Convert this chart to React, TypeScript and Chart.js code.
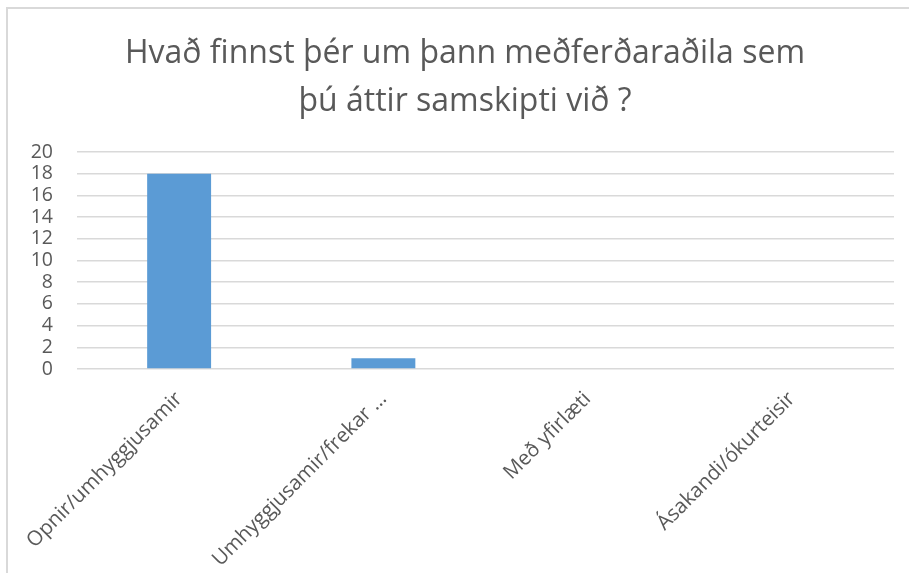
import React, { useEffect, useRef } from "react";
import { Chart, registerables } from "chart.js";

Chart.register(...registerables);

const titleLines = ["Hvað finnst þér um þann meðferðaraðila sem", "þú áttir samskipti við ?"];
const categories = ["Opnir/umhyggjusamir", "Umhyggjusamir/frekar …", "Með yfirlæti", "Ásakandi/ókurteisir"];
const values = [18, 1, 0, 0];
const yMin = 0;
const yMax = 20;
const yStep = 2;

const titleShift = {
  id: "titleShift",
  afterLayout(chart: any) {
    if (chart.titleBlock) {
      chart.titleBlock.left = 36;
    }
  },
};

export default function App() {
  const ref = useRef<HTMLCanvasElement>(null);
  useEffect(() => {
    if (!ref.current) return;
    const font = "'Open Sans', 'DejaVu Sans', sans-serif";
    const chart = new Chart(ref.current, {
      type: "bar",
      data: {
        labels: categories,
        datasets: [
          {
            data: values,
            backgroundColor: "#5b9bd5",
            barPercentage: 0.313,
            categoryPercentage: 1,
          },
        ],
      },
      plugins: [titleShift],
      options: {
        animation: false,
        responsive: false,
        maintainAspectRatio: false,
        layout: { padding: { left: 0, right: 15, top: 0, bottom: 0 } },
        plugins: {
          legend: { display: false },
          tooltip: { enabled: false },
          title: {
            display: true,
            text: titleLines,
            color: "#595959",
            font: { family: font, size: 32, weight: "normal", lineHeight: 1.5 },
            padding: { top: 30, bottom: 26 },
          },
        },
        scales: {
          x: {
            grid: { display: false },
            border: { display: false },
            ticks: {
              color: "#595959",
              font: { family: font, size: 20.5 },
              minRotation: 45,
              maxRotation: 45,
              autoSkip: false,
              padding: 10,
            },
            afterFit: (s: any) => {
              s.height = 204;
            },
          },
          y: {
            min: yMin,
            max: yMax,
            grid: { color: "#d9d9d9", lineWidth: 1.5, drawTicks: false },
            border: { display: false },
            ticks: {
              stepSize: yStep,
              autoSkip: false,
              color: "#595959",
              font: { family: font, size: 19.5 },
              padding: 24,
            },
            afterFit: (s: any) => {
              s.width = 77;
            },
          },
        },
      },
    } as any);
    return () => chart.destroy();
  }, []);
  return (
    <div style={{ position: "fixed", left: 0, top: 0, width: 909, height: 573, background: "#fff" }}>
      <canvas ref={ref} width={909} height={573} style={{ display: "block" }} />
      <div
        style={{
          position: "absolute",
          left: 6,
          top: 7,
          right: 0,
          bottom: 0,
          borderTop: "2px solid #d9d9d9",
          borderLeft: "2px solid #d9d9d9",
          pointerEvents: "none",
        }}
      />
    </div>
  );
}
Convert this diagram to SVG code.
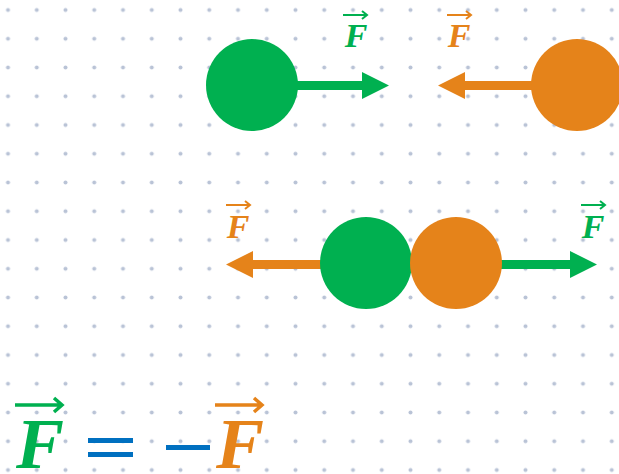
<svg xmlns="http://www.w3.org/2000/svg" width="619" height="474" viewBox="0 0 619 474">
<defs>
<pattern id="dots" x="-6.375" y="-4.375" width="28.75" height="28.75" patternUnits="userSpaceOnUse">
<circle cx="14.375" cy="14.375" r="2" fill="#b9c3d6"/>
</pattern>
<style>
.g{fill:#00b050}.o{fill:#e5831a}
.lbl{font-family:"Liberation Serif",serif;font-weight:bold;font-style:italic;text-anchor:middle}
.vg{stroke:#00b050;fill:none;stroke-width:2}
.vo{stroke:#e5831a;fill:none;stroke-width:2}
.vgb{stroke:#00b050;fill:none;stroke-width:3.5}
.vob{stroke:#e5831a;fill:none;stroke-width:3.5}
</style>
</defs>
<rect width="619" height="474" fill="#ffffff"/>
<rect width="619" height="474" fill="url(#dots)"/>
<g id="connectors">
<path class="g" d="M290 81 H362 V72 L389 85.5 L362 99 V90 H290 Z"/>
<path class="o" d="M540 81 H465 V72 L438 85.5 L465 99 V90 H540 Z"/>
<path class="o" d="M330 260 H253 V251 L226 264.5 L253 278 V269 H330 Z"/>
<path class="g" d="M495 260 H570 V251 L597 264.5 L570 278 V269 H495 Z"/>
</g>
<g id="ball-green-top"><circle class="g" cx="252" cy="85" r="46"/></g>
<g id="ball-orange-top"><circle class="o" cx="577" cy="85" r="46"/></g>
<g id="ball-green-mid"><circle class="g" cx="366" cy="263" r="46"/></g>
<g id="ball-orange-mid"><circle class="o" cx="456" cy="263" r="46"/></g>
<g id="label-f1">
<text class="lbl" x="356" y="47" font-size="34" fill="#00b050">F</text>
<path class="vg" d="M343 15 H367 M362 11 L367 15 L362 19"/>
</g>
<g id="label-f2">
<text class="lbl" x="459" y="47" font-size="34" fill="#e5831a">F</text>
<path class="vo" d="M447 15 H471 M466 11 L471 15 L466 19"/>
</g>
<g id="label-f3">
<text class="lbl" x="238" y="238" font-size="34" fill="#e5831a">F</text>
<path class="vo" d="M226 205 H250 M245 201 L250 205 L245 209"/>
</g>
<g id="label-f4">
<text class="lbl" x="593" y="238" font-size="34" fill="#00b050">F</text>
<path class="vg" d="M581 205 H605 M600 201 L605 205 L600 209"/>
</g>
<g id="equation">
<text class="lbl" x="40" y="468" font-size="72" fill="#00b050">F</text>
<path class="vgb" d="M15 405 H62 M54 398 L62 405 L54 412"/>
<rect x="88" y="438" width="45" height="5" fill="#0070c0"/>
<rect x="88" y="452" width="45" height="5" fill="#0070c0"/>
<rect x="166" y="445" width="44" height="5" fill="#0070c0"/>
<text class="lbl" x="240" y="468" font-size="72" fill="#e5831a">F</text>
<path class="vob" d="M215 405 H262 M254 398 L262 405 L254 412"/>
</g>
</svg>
────────────────────────────────────────
▸ **The request**
From the opening line of the listing above through the line bearing "const yStep = 2;", repeat each line exactly. Drop every picture.

▸ **Response to the task**
Convert this chart to React, TypeScript and Chart.js code.
import React, { useEffect, useRef } from "react";
import { Chart, registerables } from "chart.js";

Chart.register(...registerables);

const titleLines = ["Hvað finnst þér um þann meðferðaraðila sem", "þú áttir samskipti við ?"];
const categories = ["Opnir/umhyggjusamir", "Umhyggjusamir/frekar …", "Með yfirlæti", "Ásakandi/ókurteisir"];
const values = [18, 1, 0, 0];
const yMin = 0;
const yMax = 20;
const yStep = 2;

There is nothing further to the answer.